Title: Re: BTW "enhanced care" fault repair service
Post by: Chrysalis on October 13, 2016, 06:07:06 AM
All these fix times seem miles from reality, my experience is normally needing half a dozen or so visits to get something done, with a week or more between each visit, the fix time will be way above what is quoted in here.

Of course there is exceptions, I remember when I was on a entanet reseller I think was called falcon, the owner rupert managed to get a sunday engineer visit for a fault I reported friday evening.  That engineer fixed the issue, but it was a voice issue not broadband which BT have a better track record on.
Title: Re: BTW "enhanced care" fault repair service
Post by: Weaver on October 13, 2016, 08:23:35 AM
Perhaps in BT's version of reality, turning up on site and then leaving equates to ‘fix’. And there's no guarantee in there anyway, no real SLA, no compensation for breaking the time limits, which after all customers are paying extra for, and there's always the chance of BT blowing all their responsibilities off using the “Matters Beyond Our Reasonable Control” clause, of which they are the judge and jury. This isn't just a rant against BT, as some of it is understandable, but some isn't, and there isn't enough choice for customers and ISPs, in that there need to be some much stronger guarantees available as an extra-cost option for those businesses that need it.
Title: Re: BTW "enhanced care" fault repair service
Post by: Weaver on October 13, 2016, 08:25:14 AM
Even if, in some fantasy far-off future, I ever were to be able to get much faster internet, e.g. FTTC, I still wouldn't be happy relying on one line. (Mind you with FTTP, having two lines would presumably give me no reliability advantage as the exchange-related equipment would be a single point of failure, seeing as I can't use two independent carriers here.)
Title: Re: BTW "enhanced care" fault repair service
Post by: kitz on October 13, 2016, 09:50:56 AM
>> Mind you with FTTP, having two lines would presumably give me no reliability advantage as the exchange-related

The cab would be the single point of failure - say if someone smashed a van into it , but then again I suppose similar could happen with a PCP.   
Openreach have emergency mobile fftc cabs that can be put in place if its going to take a while to sort properly. (ronski posted some photos last year from one near him when a RTA obliterated the cab)

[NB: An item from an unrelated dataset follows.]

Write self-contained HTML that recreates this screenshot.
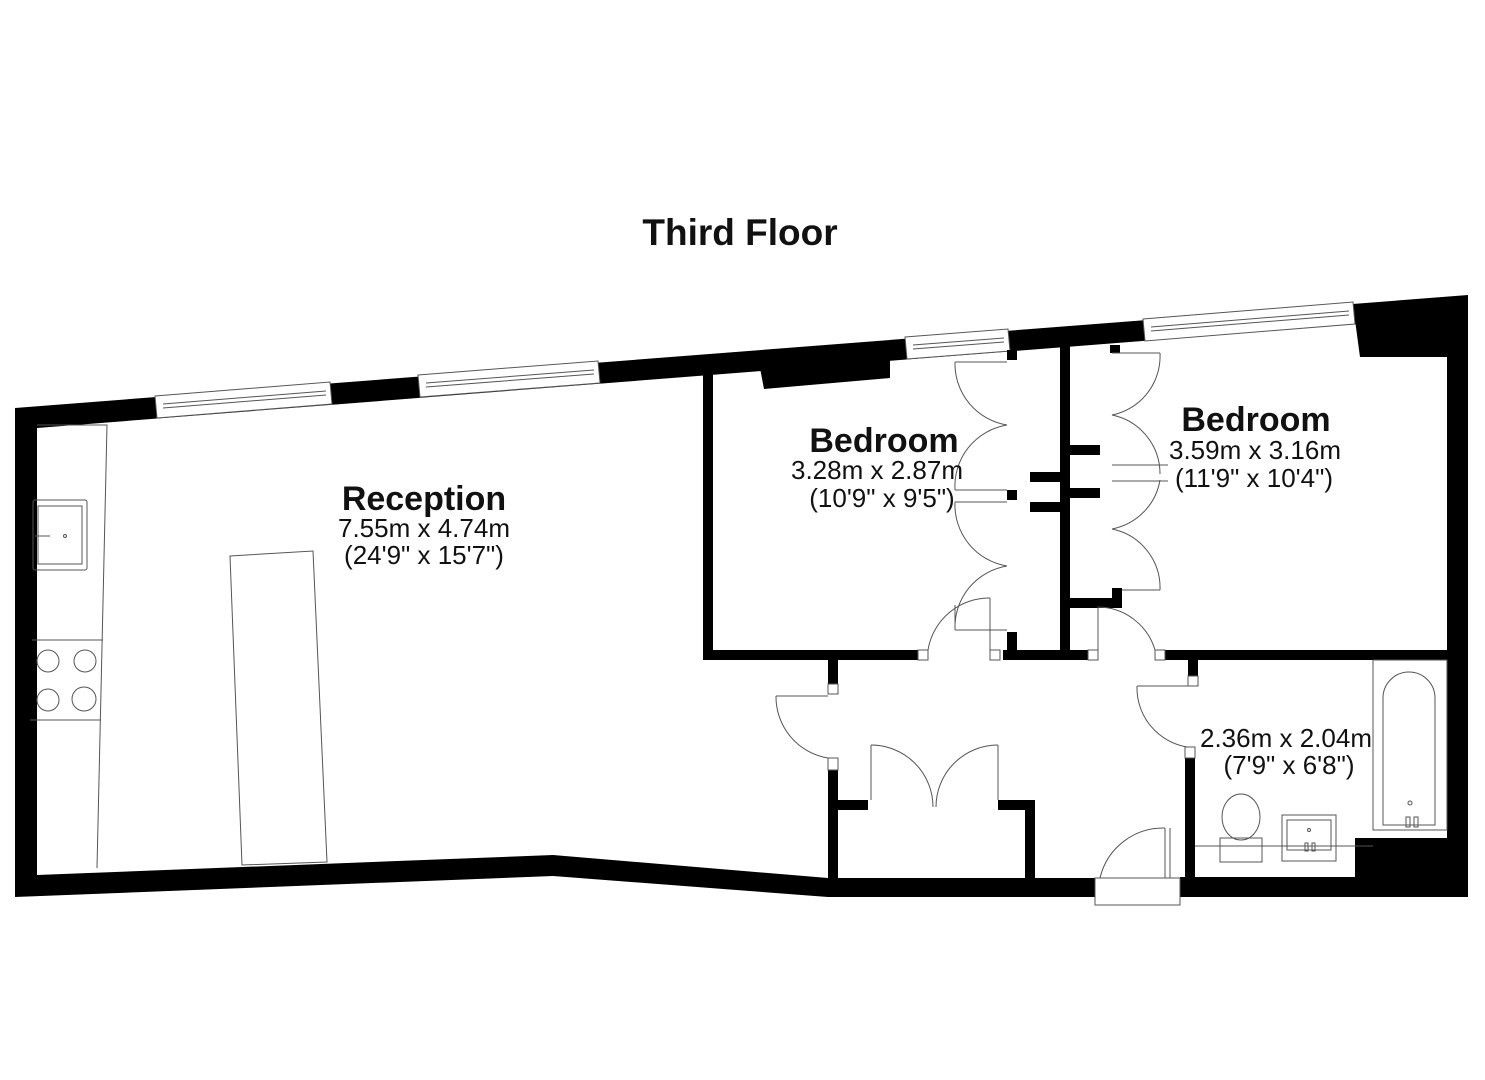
<!DOCTYPE html>
<html><head><meta charset="utf-8"><style>
html,body{margin:0;padding:0;background:#fff;}
svg{display:block;}
text{font-family:"Liberation Sans",Arial,sans-serif;fill:#111;}
</style></head><body>
<svg width="1485" height="1080" viewBox="0 0 1485 1080" xmlns="http://www.w3.org/2000/svg">
<rect width="1485" height="1080" fill="#fff"/>
<text x="740" y="245" font-size="37" font-weight="bold" text-anchor="middle">Third Floor</text>

<!-- outer walls -->
<path fill="#000" fill-rule="evenodd" d="M15,408 L1468,295 L1468,897 L1180,897 L1180,877 L1447,877 L1447,317 L37,428 L37,875 L553,855 L828,878 L1095,878 L1095,897 L828,897 L553,876 L15,897 Z"/>
<polygon fill="#000" points="1355,320 1447,312 1447,357 1360,357"/>
<polygon fill="#000" points="1355,838 1447,838 1447,880 1355,880"/>
<!-- windows -->
<g fill="#fff" stroke="#555" stroke-width="1">
<polygon points="155,396 330,382 332,404 157,418"/>
<polygon points="418,375 598,361 600,383 420,397"/>
<polygon points="905,337 1008,329 1010,351 907,359"/>
<polygon points="1143,319 1353,302 1355,324 1145,341"/>
</g>
<g stroke="#555" stroke-width="1" fill="none">
<line x1="163" y1="404" x2="326" y2="391"/><line x1="163" y1="408" x2="326" y2="395"/>
<line x1="426" y1="383" x2="594" y2="370"/><line x1="426" y1="387" x2="594" y2="374"/>
<line x1="913" y1="345" x2="1004" y2="338"/><line x1="913" y1="349" x2="1004" y2="342"/>
<line x1="1151" y1="327" x2="1349" y2="311"/><line x1="1151" y1="331" x2="1349" y2="315"/>
</g>

<!-- interior walls -->
<g fill="#000">
<rect x="703" y="372" width="10" height="288"/>
<rect x="703" y="650" width="215" height="10"/>
<rect x="1003" y="650" width="85" height="10"/>
<rect x="1165" y="650" width="282" height="10"/>
<rect x="1060" y="345" width="10" height="310"/>
<polygon points="760,368 890,358 890,378 764,389"/>
<rect x="1007" y="350" width="10" height="10"/>
<rect x="1030" y="472" width="30" height="10"/>
<rect x="1030" y="502" width="30" height="10"/>
<rect x="1007" y="490" width="10" height="10"/>
<rect x="1007" y="632" width="10" height="22"/>
<rect x="1070" y="445" width="30" height="10"/>
<rect x="1070" y="488" width="30" height="10"/>
<rect x="1070" y="598" width="52" height="10"/>
<rect x="1112" y="588" width="10" height="20"/>
<rect x="1110" y="345" width="10" height="8"/>
<rect x="828" y="660" width="10" height="24"/>
<rect x="828" y="770" width="10" height="108"/>
<rect x="838" y="800" width="30" height="10"/>
<rect x="998" y="800" width="37" height="10"/>
<rect x="1025" y="800" width="10" height="78"/>
<rect x="1188" y="660" width="10" height="16"/>
<rect x="1185" y="758" width="10" height="120"/>
</g>
<g fill="#fff" stroke="#555" stroke-width="1">
<rect x="918" y="650" width="10" height="10"/>
<rect x="990" y="650" width="10" height="10"/>
<rect x="1088" y="650" width="10" height="10"/>
<rect x="1155" y="650" width="10" height="10"/>
<rect x="828" y="684" width="10" height="10"/>
<rect x="828" y="758" width="10" height="12"/>
<rect x="1188" y="676" width="10" height="10"/>
<rect x="1185" y="747" width="10" height="11"/>
<rect x="1095" y="878" width="85" height="27"/>
</g>

<g fill="none" stroke="#555" stroke-width="1">
<line x1="955" y1="362" x2="1007" y2="362"/>
<path d="M955,362 A62,62 0 0 0 1007,425"/>
<path d="M1007,425 A62,62 0 0 0 955,490"/>
<line x1="955" y1="490" x2="1007" y2="490"/><line x1="955" y1="502" x2="1007" y2="502"/>
<path d="M955,502 A62,62 0 0 0 1007,566"/>
<path d="M1007,566 A62,62 0 0 0 955,630"/>
<line x1="955" y1="630" x2="1007" y2="630"/>
<line x1="1112" y1="353" x2="1160" y2="353"/>
<path d="M1160,353 A60,60 0 0 1 1112,415"/>
<path d="M1112,415 A60,60 0 0 1 1160,474"/>
<line x1="1112" y1="465" x2="1168" y2="465"/><line x1="1112" y1="481" x2="1168" y2="481"/>
<path d="M1112,529 A60,60 0 0 1 1160,590"/>
<path d="M1160,480 A60,60 0 0 1 1112,529"/>
<line x1="1122" y1="590" x2="1160" y2="590"/>
<path d="M928,650 A62,62 0 0 1 990,598"/>
<line x1="990" y1="598" x2="990" y2="650"/>
<line x1="955" y1="630" x2="955" y2="605"/>
<path d="M1098,607 A60,60 0 0 1 1155,650"/>
<line x1="1098" y1="607" x2="1098" y2="650"/>
<path d="M776,696 A62,62 0 0 0 828,758"/>
<line x1="776" y1="696" x2="828" y2="696"/>
<path d="M1137,686 A60,60 0 0 0 1187,747"/>
<line x1="1137" y1="686" x2="1188" y2="686"/>
<line x1="871" y1="745" x2="871" y2="800"/>
<line x1="998" y1="745" x2="998" y2="800"/>
<path d="M871,745 A62,62 0 0 1 933,807"/>
<path d="M998,745 A62,62 0 0 0 936,807"/>
<line x1="1165" y1="828" x2="1165" y2="878"/>
<path d="M1100,878 A65,65 0 0 1 1165,828"/>
<line x1="1170" y1="828" x2="1170" y2="878"/>

<polyline points="37,425 107,425 97,868"/>
<rect x="33" y="500" width="54" height="70" rx="2"/>
<rect x="38" y="506" width="44" height="58"/>
<circle cx="65" cy="536" r="1.5"/>
<line x1="35" y1="536" x2="50" y2="536"/>
<line x1="32" y1="640" x2="103" y2="640"/>
<line x1="30" y1="720" x2="101" y2="720"/>
<circle cx="48" cy="661" r="11"/><circle cx="85" cy="661" r="11"/>
<circle cx="48" cy="700" r="11"/><circle cx="84" cy="699" r="12"/>
<polygon points="230,556 313,551 327,862 242,865"/>

<rect x="1373" y="660" width="74" height="170"/>
<path d="M1383,825 L1383,698 A26,26 0 0 1 1435,698 L1435,825 Z"/>
<circle cx="1410" cy="803" r="2"/>
<rect x="1406" y="817" width="4" height="10"/><rect x="1414" y="817" width="4" height="10"/>
<line x1="1195" y1="846" x2="1373" y2="846"/>
<rect x="1220" y="838" width="42" height="24"/>
<ellipse cx="1241" cy="817" rx="19" ry="23"/>
<rect x="1282" y="815" width="54" height="46"/>
<rect x="1287" y="820" width="44" height="30"/>
<circle cx="1309" cy="830" r="1.5"/>
<rect x="1305" y="843" width="3" height="8"/><rect x="1312" y="843" width="3" height="8"/>
</g>

<text x="424" y="510" font-size="34" font-weight="bold" text-anchor="middle">Reception</text>
<text x="424" y="537" font-size="26" text-anchor="middle">7.55m x 4.74m</text>
<text x="424" y="564" font-size="26" text-anchor="middle">(24'9" x 15'7")</text>
<text x="884" y="452" font-size="34" font-weight="bold" text-anchor="middle">Bedroom</text>
<text x="877" y="479" font-size="26" text-anchor="middle">3.28m x 2.87m</text>
<text x="882" y="507" font-size="26" text-anchor="middle">(10'9" x 9'5")</text>
<text x="1256" y="431" font-size="34" font-weight="bold" text-anchor="middle">Bedroom</text>
<text x="1255" y="459" font-size="26" text-anchor="middle">3.59m x 3.16m</text>
<text x="1254" y="487" font-size="26" text-anchor="middle">(11'9" x 10'4")</text>
<text x="1286" y="747" font-size="26" text-anchor="middle">2.36m x 2.04m</text>
<text x="1289" y="774" font-size="26" text-anchor="middle">(7'9" x 6'8")</text>
</svg>
</body></html>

Once at the exchange you can still get redundancy by using an LLU supplier who will have their own backhaul... so in that respect it's similar to ADSL. 
Although on that point the 'exchange' may not be your local one and instead a larger headend exchange.
Title: Re: BTW "enhanced care" fault repair service
Post by: Chrysalis on October 13, 2016, 11:19:04 AM
Yeah for true redundancy you need to pick alternate means of delivery.

In my case I use FTTC primarily, but if it goes down I have 4G as a backup.  Completely different techs.  I also have the option of VM cable as a third means of delivery.

I am considering a second FTTC line, the main thing holding me back is I might be moving within a few months, so obviously would be bad to commit with that in mind, but if I do get an extra FTTC line then it would be on a different wholesale privder probably talktalk business, but as kitz said I would still be going to the same cabinet and exchange.